PPARs and molecular mechanisms of transrepression

Abstract

In the last few years, PPARs have emerged as key regulators of inflammatory and immune responses. However, the mechanistic basis of the anti-inflammatory effects of peroxisome proliferator-activated receptors (PPARs) remains poorly understood. Accumulating evidence suggests that these effects result from inhibition of signal-dependent transcription factors that mediate inflammatory programs of gene activation. Several mechanisms underlying negative regulation of gene expression by PPARs have been described. Recent studies, using siRNA, microarray analysis and macrophage-specific knockout mice, have highlighted PPARs molecular transrepression mechanism in macrophages. Identification of their mechanism of action should help promote the understanding of the physiologic roles that PPARs play in immunity and contribute to the development of new therapeutic agents.

Fig. 1

PPARs functions as sensors of lipids that are derived either from the diet and intracellular fatty acid metabolism.

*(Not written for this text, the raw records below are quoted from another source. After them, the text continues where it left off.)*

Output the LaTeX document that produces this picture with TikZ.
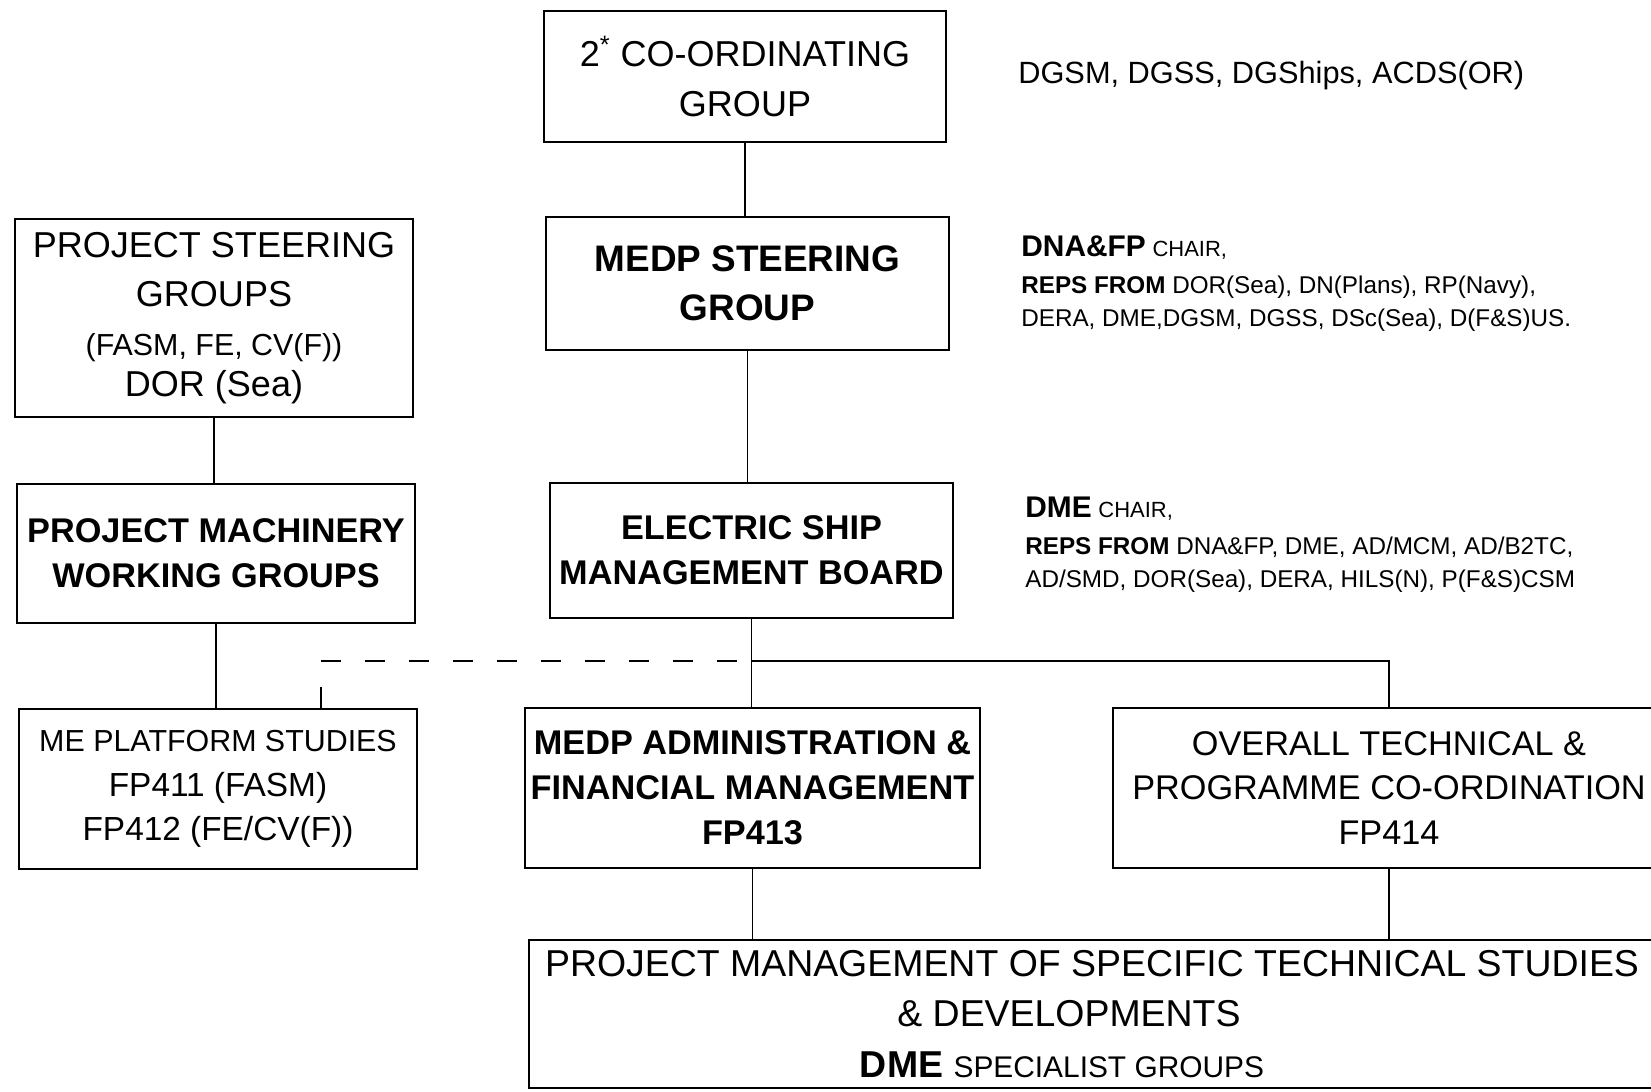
\documentclass[tikz,border=0pt]{standalone}
\usepackage{fontspec}
\setmainfont{Liberation Sans}
\usetikzlibrary{calc}

\begin{document}
\begin{tikzpicture}[
  box/.style={draw, line width=1.2pt, align=center, inner sep=0pt, font=\fontsize{20.5}{28}\selectfont},
  boxm/.style={box, font=\fontsize{19.5}{25.5}\selectfont},
  boxb/.style={box, font=\fontsize{19.5}{25.5}\selectfont\bfseries},
  link/.style={line width=0.85pt},
  dlink/.style={line width=1.2pt, dash pattern=on 0.4cm off 0.48cm},
  note/.style={anchor=west, align=left, inner sep=0pt, font=\fontsize{13.8}{19}\selectfont}
]
  \useasboundingbox (0,0) rectangle (33.02,21.82);

  % ----- Central column -----
  \node[box, minimum width=8.04cm, minimum height=2.62cm] (coord) at (14.9,20.29) {2\textsuperscript{*} CO-ORDINATING\\GROUP};
  \node[box, minimum width=8.06cm, minimum height=2.66cm, font=\fontsize{21}{28}\selectfont\bfseries] (msteer) at (14.95,16.15) {MEDP STEERING\\GROUP};
  \node[boxb, minimum width=8.06cm, minimum height=2.7cm] (esmb) at (15.03,10.81) {ELECTRIC SHIP\\MANAGEMENT BOARD};

  % ----- Left column -----
  \node[box, minimum width=7.96cm, minimum height=3.96cm] (psteer) at (4.28,15.46)
    {PROJECT STEERING\\GROUPS\\{\fontsize{17.3}{20}\selectfont (FASM, FE, CV(F))}\\[-5pt]DOR (Sea)};
  \node[boxb, minimum width=7.96cm, minimum height=2.78cm] (pmach) at (4.32,10.75) {PROJECT MACHINERY\\WORKING GROUPS};

  % ----- Work packages (y = 6) -----
  \node[boxm, minimum width=7.96cm, minimum height=3.2cm, font=\fontsize{19}{25.5}\selectfont] (meplat) at (4.36,6.04)
    {{\fontsize{17.3}{25.5}\selectfont ME PLATFORM STUDIES}\\FP411 (FASM)\\FP412 (FE/CV(F))};
  \node[boxb, minimum width=9.1cm, minimum height=3.2cm] (madmin) at (15.05,6.06) {MEDP ADMINISTRATION \&\\FINANCIAL MANAGEMENT\\FP413};
  \node[boxm, minimum width=11.04cm, minimum height=3.2cm] (otpc) at (27.78,6.06) {OVERALL TECHNICAL \&\\PROGRAMME CO-ORDINATION\\FP414};

  % ----- Bottom box -----
  \node[box, minimum width=22.52cm, minimum height=2.96cm, font=\fontsize{21.3}{28.5}\selectfont] (pmstudy) at (21.84,1.54)
    {PROJECT MANAGEMENT OF SPECIFIC TECHNICAL STUDIES\\\& DEVELOPMENTS\rule{0.92cm}{0pt}\\{\bfseries DME} {\fontsize{17}{28.5}\selectfont SPECIALIST GROUPS}\rule{1.2cm}{0pt}};

  % ----- Membership notes -----
  \node[note, font=\fontsize{17.5}{21}\selectfont] (dgsm) at (20.36,20.3) {DGSM, DGSS, DGShips, ACDS(OR)};
  \node[note] (dnafp) at (20.42,16.14)
    {{\fontsize{17}{19}\selectfont\bfseries DNA\&FP} {\fontsize{12.5}{19}\selectfont CHAIR,}\\[2pt]
     {\bfseries REPS FROM} DOR(Sea), DN(Plans), RP(Navy),\\
     DERA, DME,DGSM, DGSS, DSc(Sea), D(F\&S)US.};
  \node[note] (dme) at (20.5,10.92)
    {{\fontsize{17}{19}\selectfont\bfseries DME} {\fontsize{12.5}{19}\selectfont CHAIR,}\\[2pt]
     {\bfseries REPS FROM} DNA\&FP, DME, AD/MCM, AD/B2TC,\\
     AD/SMD, DOR(Sea), DERA, HILS(N), P(F\&S)CSM};

  % ----- Links -----
  \coordinate (jn) at (esmb.south |- 0,8.6);
  \coordinate (dend) at (6.42,8.6);
  \draw[link] (coord.south) -- (coord.south |- msteer.north);
  \draw[link] (msteer.south) -- (msteer.south |- esmb.north);
  \draw[link] (psteer.south) -- (psteer.south |- pmach.north);
  \draw[link] (pmach.south) -- (pmach.south |- meplat.north);
  \draw[link] (esmb.south) -- (esmb.south |- madmin.north);
  \draw[link] (jn) -| (otpc.north);
  \draw[dlink] (dend) -- (jn);
  \draw[link] (meplat.north -| dend) -- ++(0,0.42);
  \draw[link] (madmin.south) -- (madmin.south |- pmstudy.north);
  \draw[link] (otpc.south) -- (otpc.south |- pmstudy.north);
\end{tikzpicture}
\end{document}
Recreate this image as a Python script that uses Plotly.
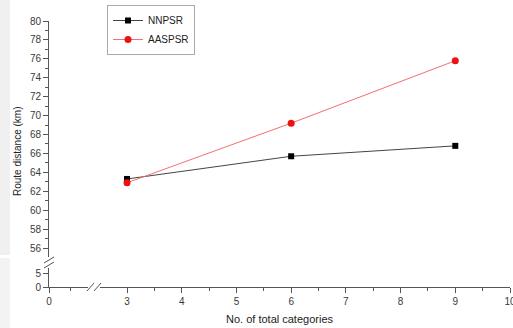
import plotly.graph_objects as go

categories = [3, 6, 9]
nnpsr = [63.3, 65.7, 66.8]
aaspsr = [62.9, 69.2, 75.8]
series_names = ["NNPSR", "AASPSR"]
y_upper_ticks = list(range(56, 81, 2))
y_lower_ticks = [0, 5]
x_main_ticks = list(range(3, 11))
x_lower_ticks = [0]

W, H = 513, 328
L, R, T, B = 49, 3, 21, 41
PW, PH = W - L - R, H - T - B

def px(xpix):
    return (xpix - L) / PW

def py(ypix):
    return (H - B - ypix) / PH

FONT = "Liberation Sans, Arial, sans-serif"
AX = "#555555"

fig = go.Figure()
fig.add_trace(go.Scatter(x=categories, y=nnpsr, name=series_names[0], mode="lines+markers",
                         line=dict(color="#444444", width=1),
                         marker=dict(symbol="square", size=6, color="black"),
                         xaxis="x", yaxis="y"))
fig.add_trace(go.Scatter(x=categories, y=aaspsr, name=series_names[1], mode="lines+markers",
                         line=dict(color="#f07070", width=1),
                         marker=dict(symbol="circle", size=7, color="#ee1111"),
                         xaxis="x", yaxis="y"))
# invisible helpers so the broken-axis segments are drawn
fig.add_trace(go.Scatter(x=[None], y=[None], xaxis="x2", yaxis="y2", showlegend=False, hoverinfo="skip"))
fig.add_trace(go.Scatter(x=[None], y=[None], xaxis="x", yaxis="y2", showlegend=False, hoverinfo="skip"))
fig.add_trace(go.Scatter(x=[None], y=[None], xaxis="x2", yaxis="y", showlegend=False, hoverinfo="skip"))

tickfont = dict(family=FONT, size=10, color="#3a3a3a")
common = dict(showgrid=False, zeroline=False, showline=True, linecolor=AX, linewidth=1,
              ticks="outside", ticklen=5, tickcolor=AX, tickfont=tickfont, fixedrange=True,
              automargin=False, ticklabeloverflow="allow")

fig.update_layout(
    width=W, height=H, margin=dict(l=L, r=R, t=T, b=B, autoexpand=False),
    paper_bgcolor="white", plot_bgcolor="white",
    showlegend=True,
    legend=dict(x=px(107), y=py(5), xanchor="left", yanchor="top",
                bordercolor="#aaaaaa", borderwidth=1, bgcolor="white",
                font=dict(family=FONT, size=10, color="#222222"),
                itemwidth=30, tracegroupgap=0),
    xaxis=dict(domain=[px(100), 1], range=[2.506, 10], anchor="y2",
               tickvals=x_main_ticks, ticktext=[str(v) for v in x_main_ticks],
               minor=dict(dtick=0.5, ticks="outside", ticklen=3, tickcolor=AX),
               **common),
    xaxis2=dict(domain=[0, px(88)], range=[0, 0.89], anchor="y2",
                tickvals=x_lower_ticks, ticktext=[str(v) for v in x_lower_ticks],
                minor=dict(tickvals=[0.5], ticks="outside", ticklen=3, tickcolor=AX),
                **common),
    yaxis=dict(domain=[py(257), 1], range=[55.05, 80], anchor="x2",
               tickvals=y_upper_ticks, ticktext=[str(v) for v in y_upper_ticks],
               minor=dict(dtick=1, ticks="outside", ticklen=3, tickcolor=AX),
               **common),
    yaxis2=dict(domain=[0, py(268)], range=[0, 7.3], anchor="x2",
                tickvals=y_lower_ticks, ticktext=[str(v) for v in y_lower_ticks],
                **common),
)

shapes = []
# gray strip at left
shapes.append(dict(type="rect", xref="paper", yref="paper", x0=px(0), x1=px(10), y0=py(0), y1=py(255),
                   fillcolor="#f0f0f0", line=dict(width=0), layer="below"))
shapes.append(dict(type="rect", xref="paper", yref="paper", x0=px(0), x1=px(10), y0=py(258), y1=py(328),
                   fillcolor="#f3f3f3", line=dict(width=0), layer="below"))
# x break marks
for x0 in (87, 94):
    shapes.append(dict(type="line", xref="paper", yref="paper", x0=px(x0), y0=py(291), x1=px(x0 + 7), y1=py(283),
                       line=dict(color=AX, width=1)))
# y break marks
for y0 in (260, 265):
    shapes.append(dict(type="line", xref="paper", yref="paper", x0=px(44), y0=py(y0 + 3), x1=px(54), y1=py(y0 - 3),
                       line=dict(color=AX, width=1)))
fig.update_layout(shapes=shapes)

fig.add_annotation(text="No. of total categories", xref="paper", yref="paper", x=px(280), y=py(319),
                   xanchor="center", yanchor="middle", showarrow=False,
                   font=dict(family=FONT, size=11, color="#222222"))
fig.add_annotation(text="Route distance (km)", xref="paper", yref="paper", x=px(18), y=py(152),
                   xanchor="center", yanchor="middle", showarrow=False, textangle=-90,
                   font=dict(family=FONT, size=10, color="#222222"))

fig.write_html("out.html", config={"displayModeBar": False},
               post_script="document.body.style.margin='0';document.body.style.overflow='hidden';")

PPARγ expression is upregulated in macrophages and T cells during the inflammatory response, and can be induced by IL-4 and GM-CSF. In contrast, IFN-γ and LPS repress the expression of PPARγ. IL-4, Interleukin-4; GM-CSF, granulocyte-macrophage-colony stimulation factor; IFN-γ, interferon-γ; LPS, lipopolysaccharide.

Fig. 2

Trancriptional activities of the Peroxisome Proliferator Activated receptors. PPARs can both activate and inhibit gene expression. (a) Ligand-dependent transactivation. PPARs activate transcription in a ligand-dependent manner by binding directly to specific PPAR-response elements (PPRE) in target genes as heterodimers with RXR. Binding of agonists ligand leads to the recruitment of coactivator complexes that modify chromatin structure and facilitate assembly of the general transcriptional machinery to the promoter. (b) Ligand-dependent transrepression. PPARs repress transcription in a ligand-dependent manner by antagonizing the actions of other transcription factors, such as nuclear factor-κB (NF-κB) and activator protein-1 (AP-1). (c) Ligand-independent repression. PPARs bind to response elements in the absence of ligand and recruit corepressor complexes that mediate active repression. This complex antagonizes the actions of coactivators and maintains genes in a repressed state in the absence of ligand.

Fig. 3

Mechanisms of PPAR-mediated transrepression. (a) Direct interaction between PPAR and p65 subunit. (b) Induction of IκBα expression. (c) Activation of PPAR inhibits c-Jun N-terminal kinase (JNK) MAPK activity. (d) Competition for a limiting pool of coactivators, such as CREB-binding protein. (e) Corepressor-dependent model of transrepression. PPARγ can inhibit inflammatory responses by blocking the signal-dependent clearance of NCoR corepressor complexes. LPS stimulation promotes the ubiquitin-dependent proteosomal degradation of NCoR corepressor complexes. In the presence of ligand, PPARγ is sumoylated and targeted to the NCoR corepressor complexes on gene promoters, preventing the clearance of these complexes. AP-1, activator protein-1; NCoR, nuclear-receptor co-repressor complexes; HDAC3, histone deacetylase 3; TBL1, transducin-β-like 1, TBL1; TBL1-related protein, TBLR1; PIAS1, protein inhibitor of activated STAT1; Tab2, TAK1-binding proteins; K, SUMO target lysine within PPARγ DNA-binding domain; Su, SUMO conjugate on target cystine.